» **SHORT TASK**: The lines from the beginning of the records below through the one holding "0.35, 0.05, 0.0]" are to be copied exactly; leave the pictures out.

» **Code that draws figures**:
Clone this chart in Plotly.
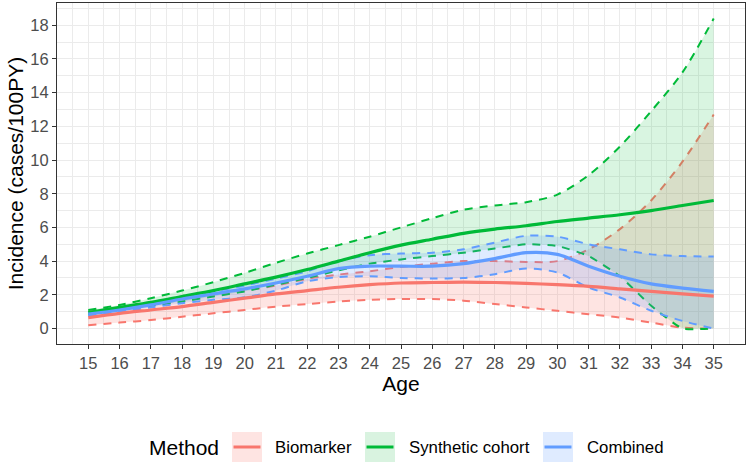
import plotly.graph_objects as go

# ---------------- data ----------------
ages = [15, 16, 17, 18, 19, 20, 21, 22, 23, 24, 25, 26, 27, 28, 29, 30, 31, 32, 33, 34, 35]

biomarker_mid = [0.65, 0.9, 1.1, 1.3, 1.55, 1.8, 2.05, 2.25, 2.45, 2.6, 2.7, 2.73, 2.75, 2.73, 2.68, 2.6, 2.5, 2.35, 2.2, 2.05, 1.92]
biomarker_hi = [1.0, 1.25, 1.5, 1.75, 2.0, 2.25, 2.55, 2.95, 3.2, 3.4, 3.65, 3.85, 4.0, 4.0, 3.95, 4.0, 4.7, 5.9, 7.6, 9.9, 12.7]
biomarker_lo = [0.2, 0.35, 0.5, 0.7, 0.9, 1.1, 1.3, 1.45, 1.6, 1.7, 1.75, 1.75, 1.65, 1.45, 1.25, 1.05, 0.85, 0.65, 0.35, 0.05, 0.0]

synthetic_mid = [0.95, 1.25, 1.55, 1.9, 2.25, 2.65, 3.05, 3.5, 4.0, 4.5, 4.95, 5.3, 5.65, 5.9, 6.1, 6.35, 6.55, 6.75, 7.0, 7.3, 7.6]
synthetic_hi = [1.1, 1.4, 1.8, 2.25, 2.75, 3.3, 3.9, 4.45, 4.95, 5.45, 6.0, 6.55, 7.05, 7.3, 7.5, 7.95, 9.1, 10.8, 12.9, 15.2, 18.4]
synthetic_lo = [0.85, 1.1, 1.35, 1.6, 1.9, 2.2, 2.6, 3.0, 3.45, 3.85, 4.1, 4.3, 4.5, 4.75, 5.0, 4.9, 4.3, 3.1, 1.35, 0.0, 0.0]

combined_mid = [0.85, 1.1, 1.4, 1.75, 2.05, 2.35, 2.7, 3.1, 3.55, 3.7, 3.7, 3.7, 3.85, 4.15, 4.5, 4.4, 3.7, 3.1, 2.65, 2.4, 2.2]
combined_hi = [0.95, 1.25, 1.55, 1.9, 2.2, 2.55, 2.95, 3.4, 4.0, 4.35, 4.45, 4.5, 4.7, 5.1, 5.5, 5.45, 5.0, 4.7, 4.4, 4.3, 4.27]
combined_lo = [0.75, 1.0, 1.25, 1.5, 1.7, 1.85, 2.25, 2.8, 3.05, 3.1, 3.0, 2.97, 3.0, 3.22, 3.56, 3.32, 2.43, 1.84, 1.05, 0.45, 0.0]

methods = ["Biomarker", "Synthetic cohort", "Combined"]
y_ticks = [0, 2, 4, 6, 8, 10, 12, 14, 16, 18]

# ---------------- style ----------------
colors = {"Biomarker": "#F8766D", "Synthetic cohort": "#00BA38", "Combined": "#619CFF"}
fills = {"Biomarker": "rgba(248,118,109,0.2)", "Synthetic cohort": "rgba(0,186,56,0.15)",
         "Combined": "rgba(97,156,255,0.2)"}
keyfills = {"Biomarker": "#FEE4E2", "Synthetic cohort": "#D9F3E0", "Combined": "#DFEBFF"}
lo_smoothing = {"Biomarker": 0.8, "Synthetic cohort": 0.45, "Combined": 0.8}
FONT = "Liberation Sans, Arial, sans-serif"
DASH = "8px,7px"
SM = 0.8

series = {
    "Biomarker": (biomarker_lo, biomarker_mid, biomarker_hi),
    "Synthetic cohort": (synthetic_lo, synthetic_mid, synthetic_hi),
    "Combined": (combined_lo, combined_mid, combined_hi),
}

fig = go.Figure()

# ribbons with dashed borders
for m in methods:
    lo, mid, hi = series[m]
    c = colors[m]
    fig.add_trace(go.Scatter(x=ages, y=lo, mode="lines", showlegend=False, hoverinfo="skip",
                             line=dict(color=c, width=2, dash=DASH, shape="spline",
                                       smoothing=lo_smoothing[m])))
    fig.add_trace(go.Scatter(x=ages, y=hi, mode="lines", fill="tonexty", fillcolor=fills[m],
                             showlegend=False, hoverinfo="skip",
                             line=dict(color=c, width=2, dash=DASH, shape="spline", smoothing=SM)))

# solid lines
for m in methods:
    lo, mid, hi = series[m]
    fig.add_trace(go.Scatter(x=ages, y=mid, mode="lines", name=m, showlegend=False,
                             line=dict(color=colors[m], width=3.2, shape="spline", smoothing=SM)))

# plot area in pixels
L, R, T, B = 57, 745, 3, 344
W, H = 748, 463
pw, ph = R - L, B - T

def px(x):
    return (x - L) / pw

def py(y):
    return (B - y) / ph

minor_x = [a + 0.5 for a in [ages[0] - 1] + ages]
minor_y = [v + 1 for v in y_ticks]

fig.update_layout(
    width=W, height=H,
    margin=dict(l=L, r=W - R, t=T, b=H - B, autoexpand=False),
    paper_bgcolor="white", plot_bgcolor="white",
    font=dict(family=FONT, color="black"),
    showlegend=False,
    xaxis=dict(range=[14, 36], tickvals=ages, ticktext=[str(a) for a in ages], automargin=False,
               showgrid=True, gridcolor="#EBEBEB", gridwidth=1.1, zeroline=False,
               showline=True, mirror=True, linecolor="#333333", linewidth=1.1,
               ticks="outside", ticklen=4, tickwidth=1.1, tickcolor="#333333",
               tickfont=dict(size=16.5, color="#4D4D4D", family=FONT),
               minor=dict(tickvals=minor_x, showgrid=True, gridcolor="#EBEBEB", gridwidth=0.55, ticklen=0),
               title=dict(text="Age", font=dict(size=21, color="black", family=FONT), standoff=4)),
    yaxis=dict(range=[-0.92, 19.32], tickvals=y_ticks, automargin=False,
               showgrid=True, gridcolor="#EBEBEB", gridwidth=1.1, zeroline=False,
               showline=True, mirror=True, linecolor="#333333", linewidth=1.1,
               ticks="outside", ticklen=4, tickwidth=1.1, tickcolor="#333333",
               tickfont=dict(size=16.5, color="#4D4D4D", family=FONT),
               minor=dict(tickvals=minor_y, showgrid=True, gridcolor="#EBEBEB", gridwidth=0.55, ticklen=0),
               title=dict(text="Incidence (cases/100PY)", font=dict(size=21, color="black", family=FONT), standoff=0)),
)

# custom ggplot-like legend
leg_y = 447
shapes = []
annots = [dict(x=px(147), y=py(leg_y), xref="paper", yref="paper", text="Method", showarrow=False,
               xanchor="left", yanchor="middle", font=dict(size=21, color="black", family=FONT))]
key_x = {"Biomarker": 232, "Synthetic cohort": 365, "Combined": 543}
lab_x = {"Biomarker": 273, "Synthetic cohort": 407, "Combined": 585}
for m in methods:
    kx = key_x[m]
    shapes.append(dict(type="rect", xref="paper", yref="paper", x0=px(kx), x1=px(kx + 30),
                       y0=py(leg_y - 15), y1=py(leg_y + 15), fillcolor=keyfills[m], line=dict(width=0),
                       layer="above"))
    shapes.append(dict(type="line", xref="paper", yref="paper", x0=px(kx + 1.5), x1=px(kx + 28.5),
                       y0=py(leg_y), y1=py(leg_y), line=dict(color=colors[m], width=3), layer="above"))
    annots.append(dict(x=px(lab_x[m]), y=py(leg_y), xref="paper", yref="paper", text=m, showarrow=False,
                       xanchor="left", yanchor="middle", font=dict(size=16.8, color="black", family=FONT)))

fig.update_layout(shapes=shapes, annotations=annots)
fig.write_html("out.html", config={"displayModeBar": False},
               post_script="document.body.style.margin='0px';document.body.style.overflow='hidden';")
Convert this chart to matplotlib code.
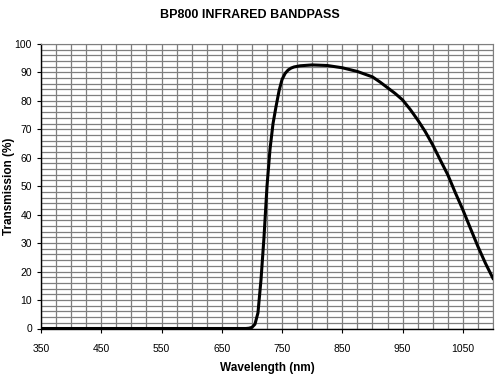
import matplotlib.pyplot as plt
import numpy as np

plt.rcParams['font.family'] = ['Liberation Sans', 'DejaVu Sans']

# transmission curve
wavelength = [350, 500, 650, 690, 695, 700, 705, 710, 715, 720, 725, 730, 735, 740,
              745, 750, 755, 760, 765, 770, 780, 800, 825, 850, 875, 900, 912.5,
              925, 937.5, 950, 962.5, 975, 987.5, 1000, 1012.5, 1025, 1037.5,
              1050, 1062.5, 1075, 1087.5, 1100]
transmission = [0, 0, 0, 0, 0.1, 0.4, 1.5, 5.5, 17, 32, 50, 63, 72, 78,
                83.5, 87.5, 89.6, 90.8, 91.5, 91.9, 92.3, 92.6, 92.4, 91.6, 90.3, 88.4, 86.6,
                84.6, 82.6, 80.3, 77, 73.3, 69.2, 64.5, 59.2, 54, 47.7,
                41.7, 35.2, 28.8, 22.9, 17.6]
xtick_vals = [350, 450, 550, 650, 750, 850, 950, 1050]

fig = plt.figure(figsize=(5, 3.75), dpi=100)
ax = fig.add_axes([0.082, 0.124, 0.904, 0.759])

ax.set_xlim(350, 1100)
ax.set_ylim(0, 100)

# fine grid
for gx in np.arange(350, 1101, 25):
    ax.axvline(gx, color='#7f7f7f', lw=0.9, zorder=1)
for gy in np.arange(0, 101, 2):
    ax.axhline(gy, color='#7f7f7f', lw=0.9, zorder=1)

ax.plot(wavelength, transmission, color='black', lw=2.2, zorder=3,
        solid_joinstyle='round')

ax.set_xticks(xtick_vals)
ax.set_yticks(np.arange(0, 101, 10))
ax.tick_params(axis='both', labelsize=7.5, length=3, width=0.8, color='black')
ax.tick_params(axis='x', pad=8)

for side in ['top', 'right']:
    ax.spines[side].set_color('#7f7f7f')
for side in ['left', 'bottom']:
    ax.spines[side].set_color('black')
    ax.spines[side].set_linewidth(1.0)

ax.set_xlabel('Wavelength (nm)', fontsize=8.5, fontweight='bold', labelpad=6)
ax.set_ylabel('Transmission (%)', fontsize=8.5, fontweight='bold')
ax.yaxis.set_label_coords(-0.058, 0.5)
fig.suptitle('BP800 INFRARED BANDPASS', fontsize=9, fontweight='bold', y=0.975)

fig.savefig('out.png', dpi=100)
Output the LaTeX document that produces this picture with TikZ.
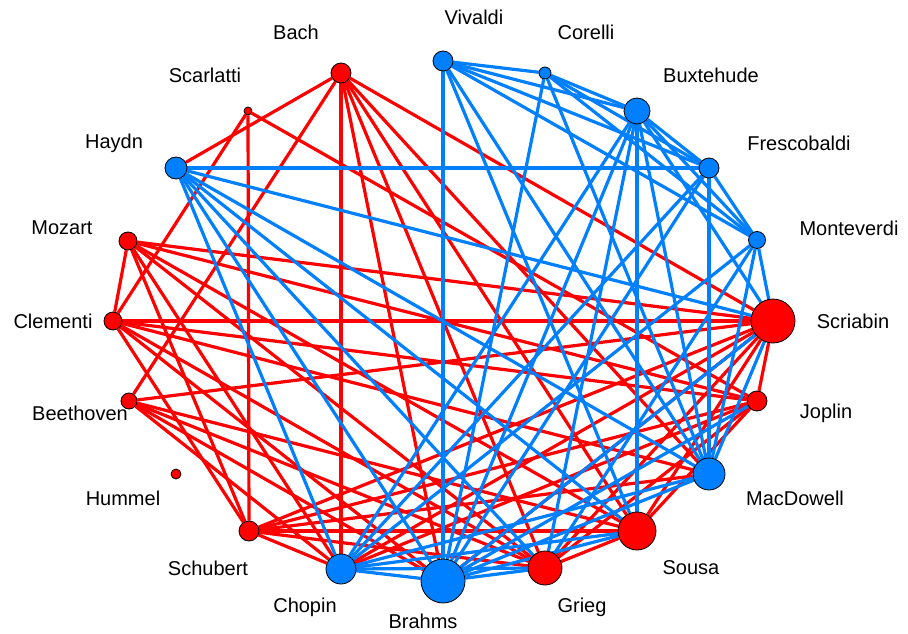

» **RIGHT ANSWER**:
Clone this chart in Plotly.
import plotly.graph_objects as go

# ---------------- data ----------------
ages = [15, 16, 17, 18, 19, 20, 21, 22, 23, 24, 25, 26, 27, 28, 29, 30, 31, 32, 33, 34, 35]

biomarker_mid = [0.65, 0.9, 1.1, 1.3, 1.55, 1.8, 2.05, 2.25, 2.45, 2.6, 2.7, 2.73, 2.75, 2.73, 2.68, 2.6, 2.5, 2.35, 2.2, 2.05, 1.92]
biomarker_hi = [1.0, 1.25, 1.5, 1.75, 2.0, 2.25, 2.55, 2.95, 3.2, 3.4, 3.65, 3.85, 4.0, 4.0, 3.95, 4.0, 4.7, 5.9, 7.6, 9.9, 12.7]
biomarker_lo = [0.2, 0.35, 0.5, 0.7, 0.9, 1.1, 1.3, 1.45, 1.6, 1.7, 1.75, 1.75, 1.65, 1.45, 1.25, 1.05, 0.85, 0.65, 0.35, 0.05, 0.0]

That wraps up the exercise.